Le Maroc ouvre la guerre des mots contre l’Algérie

Jamais un conflit n’aura divisé aussi longtemps les pays du Maghreb que celui du Sahara occidental. L’état présent des relations entre l’Algérie et le Maroc est marqué par l’invective et l’insulte, et, si l’on ne prenait pas garde, cette situation risque de les envenimer au moment où toute la région est soumise à une grave déstabilisation et à la guerre. 
Cette question du Sahara occidental dont l’application du principe de l’autodétermination par l’organisation d’un référendum populaire est préconisée par les instances internationales (Onu) et régionales (OUA, UA), aurait pu trouver son dénouement par la négociation, il y a déjà quelques années, si le Maroc n’avait pas envahi le territoire et ne s’y était pas maintenu par la force au mépris des règles du droit international et du bon voisinage, ainsi que des traités conclus, notamment celui d’Ifrane, signé en 1969. 
Ce traité qui constatait qu’une paix permanente régnait entre les deux pays voisins précisait que « dans le cas d’un différend ou d’un litige quel qu’il soit, [ils] s’interdiront d’avoir recours à la force [entre eux] et s’emploieront à régler ce différend par des moyens pacifiques, dans un esprit d’amitié, de fraternité et de bon voisinage […] ». 
La consolidation du rapprochement algéro-marocain avait facilité, voire favorisé la réconciliation ou la conciliation entre le Maroc et la Mauritanie dont l’ensemble du territoire était revendiqué par le royaume marocain qui supprime, après avoir reconnu l’existence de la République islamique de Mauritanie comme un Etat indépendant et souverain, « le ministère marocain de Mauritanie et du Sahara » qui perpétuait la revendication marocaine sur les régions sahariennes. 
Selon toute logique, le traité d’Ifrane réglait l’ensemble de la revendication marocaine sur des territoires algériens, toute la Mauritanie et le Sahara occidental que Rabat avait accepté, d’après un accord secret signé en 1970, de partager avec Nouakchott, un an, à peine, après qu’il eut établi des relations diplomatiques avec cette dernière. C’est dire le sérieux des arguments juridiques et religieux qu’il fait encore valoir pour exiger la rétrocession du Sahara occidental à la « mère patrie ». 
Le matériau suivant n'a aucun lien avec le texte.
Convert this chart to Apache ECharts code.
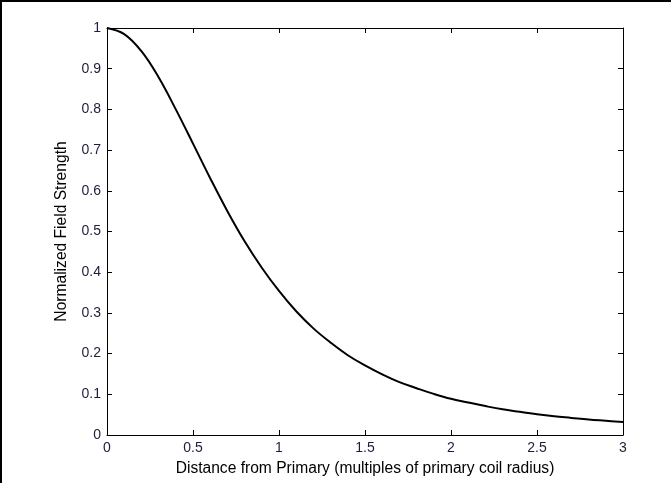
<!DOCTYPE html>
<html><head><meta charset="utf-8">
<script src="https://cdn.jsdelivr.net/npm/echarts@6/dist/echarts.min.js"></script>
<style>html,body{margin:0;padding:0;background:#fff}#c{width:671px;height:483px}</style>
</head><body><div id="c"></div>
<script>
const distance = [0,0.1,0.2,0.3,0.4,0.5,0.6,0.7,0.8,0.9,1.0,1.1,1.2,1.3,1.4,1.5,1.6,1.7,1.8,1.9,2.0,2.1,2.2,2.3,2.4,2.5,2.6,2.7,2.8,2.9,3.0];
const strength = [1.0,0.985,0.943,0.879,0.800,0.716,0.631,0.550,0.476,0.411,0.354,0.304,0.262,0.227,0.196,0.171,0.149,0.130,0.115,0.101,0.089,0.080,0.071,0.063,0.057,0.051,0.046,0.042,0.038,0.035,0.032];
const xTicks = [0,0.5,1,1.5,2,2.5,3];
const yTicks = [0,0.1,0.2,0.3,0.4,0.5,0.6,0.7,0.8,0.9,1];
const xTitle = 'Distance from Primary (multiples of primary coil radius)';
const yTitle = 'Normalized Field Strength';

const chart = echarts.init(document.getElementById('c'), null, {renderer:'canvas'});
const FF = 'Liberation Sans, Arial, sans-serif';
const labelStyle = {color:'#1e1e3c', fontFamily:FF, fontSize:14};
const lineStyle = {color:'#000', width:1};
const tick = {show:true, inside:true, length:5, lineStyle:{color:'#000', width:1}};
function fmt(v){ return String(v); }
chart.setOption({
  animation:false,
  backgroundColor:'#fff',
  grid:{left:107, top:28, width:516, height:407, containLabel:false},
  xAxis:[
    {type:'value', min:0, max:3, interval:0.5, position:'bottom',
     axisLine:{show:true, onZero:false, lineStyle}, axisTick:tick, splitLine:{show:false},
     axisLabel:Object.assign({margin:6, formatter:fmt}, labelStyle),
     name:xTitle, nameLocation:'middle', nameGap:26,
     nameTextStyle:{color:'#000', fontFamily:FF, fontSize:15.6}},
    {type:'value', min:0, max:3, interval:0.5, position:'top',
     axisLine:{show:true, onZero:false, lineStyle}, axisTick:tick, splitLine:{show:false},
     axisLabel:{show:false}}
  ],
  yAxis:[
    {type:'value', min:0, max:1, interval:0.1, position:'left',
     axisLine:{show:true, onZero:false, lineStyle}, axisTick:tick, splitLine:{show:false},
     axisLabel:Object.assign({margin:6, formatter:fmt}, labelStyle),
     name:yTitle, nameLocation:'middle', nameGap:37, nameRotate:90,
     nameTextStyle:{color:'#000', fontFamily:FF, fontSize:15.6}},
    {type:'value', min:0, max:1, interval:0.1, position:'right',
     axisLine:{show:true, onZero:false, lineStyle}, axisTick:tick, splitLine:{show:false},
     axisLabel:{show:false}}
  ],
  series:[{
    type:'line', xAxisIndex:0, yAxisIndex:0,
    data:distance.map((d,i)=>[d,strength[i]]),
    showSymbol:false, smooth:0.4,
    lineStyle:{color:'#000', width:2}
  }],
  graphic:[
    {type:'rect', shape:{x:0,y:0,width:671,height:2}, style:{fill:'#000'}, silent:true},
    {type:'rect', shape:{x:0,y:0,width:2,height:483}, style:{fill:'#000'}, silent:true}
  ]
});
</script></body></html>
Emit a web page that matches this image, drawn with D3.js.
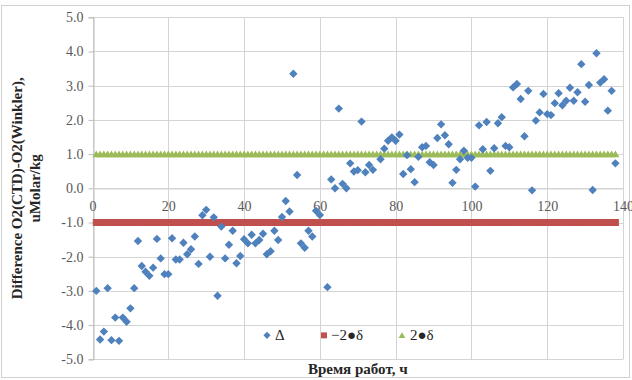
<!DOCTYPE html>
<html>
<head>
<meta charset="utf-8">
<script src="https://cdn.jsdelivr.net/npm/d3@7"></script>
<style>
  html, body { margin: 0; padding: 0; background: #fff; }
  svg { display: block; }
  svg text { font-family: "Liberation Serif", "DejaVu Serif", serif; }
</style>
</head>
<body>
<svg id="chart" width="632" height="380"></svg>
<script>
// Difference between CTD oxygen and Winkler titration, per working hour
const delta = [
  -3.00, -4.42, -4.19, -2.92, -4.44, -3.78, -4.46, -3.78, -3.90, -3.51,
  -2.92, -1.54, -2.27, -2.44, -2.56, -2.32, -1.48, -2.05, -2.51, -2.51,
  -1.46, -2.08, -2.08, -1.59, -1.93, -1.78, -1.41, -2.21, -0.79, -0.63,
  -2.00, -0.85, -3.14, -1.12, -2.05, -1.65, -1.24, -2.19, -1.98, -1.49,
  -1.61, -1.36, -1.61, -1.51, -1.33, -1.93, -1.84, -1.24, -1.51, -0.84,
  -0.37, -0.68, 3.35, 0.39, -1.61, -1.74, -1.24, -1.41, -0.66, -0.78,
  null, -2.89, 0.26, 0.00, 2.33, 0.13, 0.00, 0.73, 0.49, 0.53,
  1.95, 0.47, 0.68, 0.54, null, 0.85, 1.16, 1.39, 1.49, 1.39,
  1.57, 0.42, 0.97, 0.56, 0.18, 0.92, 1.20, 1.24, 0.76, 0.68,
  1.47, 1.87, 1.55, 1.29, 0.16, 0.54, 0.85, 1.10, 0.89, 0.89,
  0.05, 1.84, 1.14, 1.94, 0.51, 1.17, 1.90, 2.08, 1.24, 1.20,
  2.95, 3.05, 2.61, 1.52, 2.85, -0.06, 1.98, 2.22, 2.76, 2.17,
  2.14, 2.49, 2.78, 2.43, 2.56, 2.94, 2.56, 2.81, 3.63, 2.53,
  3.02, -0.05, 3.95, 3.09, 3.19, 2.27, 2.85, 0.73
];
// sample hours: one sample per hour, starting at hour 1
const hours = delta.map((_, i) => i + 1);

// control limits (±2δ)
const lowerLimit = -1.0;
const upperLimit = 1.0;

const xTicks = [0, 20, 40, 60, 80, 100, 120, 140];
const yTicks = [-5, -4, -3, -2, -1, 0, 1, 2, 3, 4, 5];

const legendLabels = ["Δ", "\u22122\u25CF\u03B4", "2\u25CF\u03B4"];
const yTitle = ["Difference O2(CTD)-O2(Winkler),", "uMolar/kg"];
const xTitle = "Время работ, ч";

const colors = { delta: "#4F81BD", lower: "#C0504D", upper: "#9BBB59" };

// marker outlines
const diamond = "M0,-4.2L4.2,0L0,4.2L-4.2,0Z";
const square = "M-3.5,-3.5L3.5,-3.5L3.5,3.5L-3.5,3.5Z";
const triangle = "M0,-3.6L4,3.2L-4,3.2Z";

const svg = d3.select("#chart");

// outer chart frame
svg.append("rect")
  .attr("x", 1.5).attr("y", 5.5).attr("width", 628).attr("height", 372)
  .attr("fill", "none").attr("stroke", "#D0D0D0");

const plot = { left: 92.5, right: 623, top: 17.3, bottom: 359.3 };

const x = d3.scaleLinear().domain([0, 140]).range([plot.left, plot.right]);
const y = d3.scaleLinear().domain([-5, 5]).range([plot.bottom, plot.top]);

// gridlines
const grid = svg.append("g");
grid.selectAll("line.h").data(yTicks).join("line")
  .attr("x1", plot.left).attr("x2", plot.right)
  .attr("y1", d => Math.round(y(d)) + 0.5).attr("y2", d => Math.round(y(d)) + 0.5)
  .attr("stroke", "#D4D4D4");
grid.selectAll("line.v").data(xTicks).join("line")
  .attr("y1", plot.top).attr("y2", plot.bottom)
  .attr("x1", d => Math.round(x(d)) + 0.5).attr("x2", d => Math.round(x(d)) + 0.5)
  .attr("stroke", "#D4D4D4");

// y axis
const yAxis = svg.append("g")
  .attr("transform", `translate(${Math.round(plot.left) + 0.5},0)`)
  .call(d3.axisLeft(y).tickValues(yTicks).tickFormat(d => d.toFixed(1)).tickSize(5).tickPadding(5));
yAxis.select(".domain").attr("stroke", "#BDBDBD");
yAxis.selectAll(".tick line").attr("stroke", "#BDBDBD");
yAxis.selectAll("text").style("font-size", "14px").style("fill", "#595959")
  .style("font-family", "'Liberation Serif', serif");

// x axis drawn through zero
const xAxis = svg.append("g")
  .attr("transform", `translate(0,${Math.round(y(0)) + 0.5})`)
  .call(d3.axisBottom(x).tickValues(xTicks).tickFormat(d3.format("d")).tickSize(0).tickPadding(13));
xAxis.select(".domain").attr("stroke", "#D4D4D4");
xAxis.selectAll("text").style("font-size", "14px").style("fill", "#595959")
  .style("font-family", "'Liberation Serif', serif");

// upper limit: green triangles
svg.append("g").selectAll("path").data(hours).join("path")
  .attr("d", triangle)
  .attr("transform", h => `translate(${x(h)},${y(upperLimit)})`)
  .attr("fill", colors.upper);

// lower limit: red squares
svg.append("g").selectAll("path").data(hours).join("path")
  .attr("d", square)
  .attr("transform", h => `translate(${x(h)},${y(lowerLimit)})`)
  .attr("fill", colors.lower);

// measured differences: blue diamonds
const points = hours.map((h, i) => ({ h, v: delta[i] })).filter(d => d.v !== null);
svg.append("g").selectAll("path").data(points).join("path")
  .attr("d", diamond)
  .attr("transform", d => `translate(${x(d.h)},${y(d.v)})`)
  .attr("fill", colors.delta);

// legend
const legend = svg.append("g").attr("transform", `translate(0,${y(-4.3)})`);
const legendItems = [
  { cx: 267, tx: 275, label: legendLabels[0], color: colors.delta, shape: diamond },
  { cx: 324, tx: 331, label: legendLabels[1], color: colors.lower, shape: square },
  { cx: 402, tx: 410, label: legendLabels[2], color: colors.upper, shape: triangle }
];
legend.selectAll("path").data(legendItems).join("path")
  .attr("d", d => d.shape)
  .attr("transform", d => `translate(${d.cx},0) scale(0.85)`)
  .attr("fill", d => d.color);
legend.selectAll("text").data(legendItems).join("text")
  .attr("x", d => d.tx).attr("y", 5)
  .style("font-size", "15px").style("fill", "#262626")
  .text(d => d.label);

// axis titles
svg.append("text")
  .attr("x", (plot.left + plot.right) / 2).attr("y", 374)
  .attr("text-anchor", "middle").style("font-size", "15px").style("font-weight", "bold")
  .style("fill", "#262626").text(xTitle);

const yt = svg.append("text")
  .attr("transform", `translate(22,${(plot.top + plot.bottom) / 2}) rotate(-90)`)
  .attr("text-anchor", "middle").style("font-size", "15px").style("font-weight", "bold")
  .style("fill", "#262626");
yt.selectAll("tspan").data(yTitle).join("tspan")
  .attr("x", 0).attr("dy", (d, i) => i === 0 ? 0 : 18)
  .text(d => d);
</script>
</body>
</html>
Par sa position intransigeante à vouloir annexer, en dépit de tous les principes, le Sahara occidental, le Maroc a non seulement brisé la belle idée née en 1958 à Tanger de former, après les indépendances, une confédération maghrébine, mais favorisé une course effrénée au surarmement. Depuis une quarantaine d’années, les budgets militaires de l’Algérie et du Maroc n’ont cessé d’augmenter au détriment, dans un pays comme dans l’autre, de nombreux autres secteurs, notamment l’éducation, la formation et le social, alors que les populations des deux pays vivent dans des conditions de plus en plus difficiles.
 
D’escalade en escalade, les tensions entre les deux pays liées au Sahara occidental, à la sécurité (criminalité, drogue) et aux échanges économiques ont conduit l’Algérie à fermer sa frontière avec son voisin de l’ouest en 1994 pour ne vouloir l’ouvrir qu’à certaines conditions auxquelles le Maroc doit se soumettre. Jeudi dernier, un diplomate algérien en a soulevé plusieurs pour répondre aux dernières déclarations marocaines, notamment « l’arrêt de la campagne marocaine de dénigrement contre l’Algérie, la fin de l’attitude agressive du Maroc à son égard, l’établissement d’une réelle coopération pour stopper l’infiltration des drogues sur le territoire algérien et la reconnaissance de la constance de la position algérienne sur la question du Sahara occidental pour en finir avec la bilatéralisation de celle-ci. »
Depuis l’adoption, jeudi dernier, de la dernière résolution (2099) de l’Onu qui recommande, une nouvelle fois, l’application du principe de l’autodétermination par l’organisation d’un référendum, désavouant, de façon implicite, le plan marocain d’autonomie, Rabat, dont l’échec diplomatique est patent, a haussé le ton. 
Quoi qu’il en soit, même si le Maroc et l’Algérie se mettaient d’accord sur une « solution » qui ne soit pas celle de la justice envers un peuple, la question du Sahara occidental ne serait pas pour autant réglée. Le Front Polisario et le peuple sahraoui doivent impérativement exercer leur droit à l’autodétermination.